■ What you will do:
Work through the following lines and count those that hold the word "code". Reply with that number only.

■ Task material:

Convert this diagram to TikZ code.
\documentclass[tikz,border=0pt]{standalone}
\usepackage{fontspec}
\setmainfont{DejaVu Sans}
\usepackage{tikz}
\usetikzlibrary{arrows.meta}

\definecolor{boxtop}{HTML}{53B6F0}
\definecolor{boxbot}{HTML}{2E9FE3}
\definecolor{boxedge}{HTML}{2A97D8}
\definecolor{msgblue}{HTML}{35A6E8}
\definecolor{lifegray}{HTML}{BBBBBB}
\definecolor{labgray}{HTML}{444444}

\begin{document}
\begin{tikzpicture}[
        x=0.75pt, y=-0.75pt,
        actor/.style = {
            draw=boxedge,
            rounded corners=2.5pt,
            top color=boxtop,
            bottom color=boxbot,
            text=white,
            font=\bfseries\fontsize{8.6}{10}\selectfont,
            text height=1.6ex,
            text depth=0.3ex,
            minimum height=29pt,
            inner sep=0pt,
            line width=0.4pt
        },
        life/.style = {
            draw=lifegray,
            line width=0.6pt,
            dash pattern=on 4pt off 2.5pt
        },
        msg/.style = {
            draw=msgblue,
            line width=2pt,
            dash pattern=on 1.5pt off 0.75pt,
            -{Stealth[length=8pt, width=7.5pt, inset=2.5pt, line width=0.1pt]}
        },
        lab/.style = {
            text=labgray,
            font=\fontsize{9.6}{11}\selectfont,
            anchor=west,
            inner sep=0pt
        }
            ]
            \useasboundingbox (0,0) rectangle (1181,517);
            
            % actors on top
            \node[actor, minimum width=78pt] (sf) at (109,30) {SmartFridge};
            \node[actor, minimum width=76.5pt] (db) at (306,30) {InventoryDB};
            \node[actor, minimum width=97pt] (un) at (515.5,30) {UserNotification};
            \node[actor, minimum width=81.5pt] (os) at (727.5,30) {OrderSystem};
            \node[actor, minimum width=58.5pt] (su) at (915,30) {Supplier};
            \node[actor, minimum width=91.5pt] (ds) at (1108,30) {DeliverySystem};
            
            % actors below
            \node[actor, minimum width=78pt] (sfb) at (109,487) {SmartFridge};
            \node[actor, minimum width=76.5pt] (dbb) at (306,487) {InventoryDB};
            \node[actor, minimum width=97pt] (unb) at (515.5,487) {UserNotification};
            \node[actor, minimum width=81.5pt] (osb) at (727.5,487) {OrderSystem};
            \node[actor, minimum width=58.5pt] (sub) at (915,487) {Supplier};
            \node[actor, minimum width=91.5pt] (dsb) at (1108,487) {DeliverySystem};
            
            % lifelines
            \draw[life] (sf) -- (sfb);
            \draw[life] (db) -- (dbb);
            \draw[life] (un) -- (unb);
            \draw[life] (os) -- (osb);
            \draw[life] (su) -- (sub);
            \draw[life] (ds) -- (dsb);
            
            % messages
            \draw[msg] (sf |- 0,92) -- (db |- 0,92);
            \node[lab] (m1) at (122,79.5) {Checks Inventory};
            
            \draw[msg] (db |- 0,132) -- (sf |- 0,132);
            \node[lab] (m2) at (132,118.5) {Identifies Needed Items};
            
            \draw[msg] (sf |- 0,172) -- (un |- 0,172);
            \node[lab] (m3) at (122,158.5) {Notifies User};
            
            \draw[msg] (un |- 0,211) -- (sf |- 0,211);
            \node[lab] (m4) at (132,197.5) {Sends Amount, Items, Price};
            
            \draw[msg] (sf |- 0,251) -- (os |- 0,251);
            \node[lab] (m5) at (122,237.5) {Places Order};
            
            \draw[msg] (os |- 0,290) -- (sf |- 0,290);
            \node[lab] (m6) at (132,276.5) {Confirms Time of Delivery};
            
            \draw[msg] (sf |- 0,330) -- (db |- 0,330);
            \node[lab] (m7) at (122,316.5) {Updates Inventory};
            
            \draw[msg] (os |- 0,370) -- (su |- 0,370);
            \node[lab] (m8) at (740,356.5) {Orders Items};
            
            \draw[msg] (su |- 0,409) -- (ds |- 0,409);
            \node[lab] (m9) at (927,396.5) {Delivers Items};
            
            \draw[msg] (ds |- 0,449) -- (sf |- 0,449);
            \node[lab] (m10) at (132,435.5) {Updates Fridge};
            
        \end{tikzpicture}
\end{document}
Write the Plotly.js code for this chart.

■ The solution:
2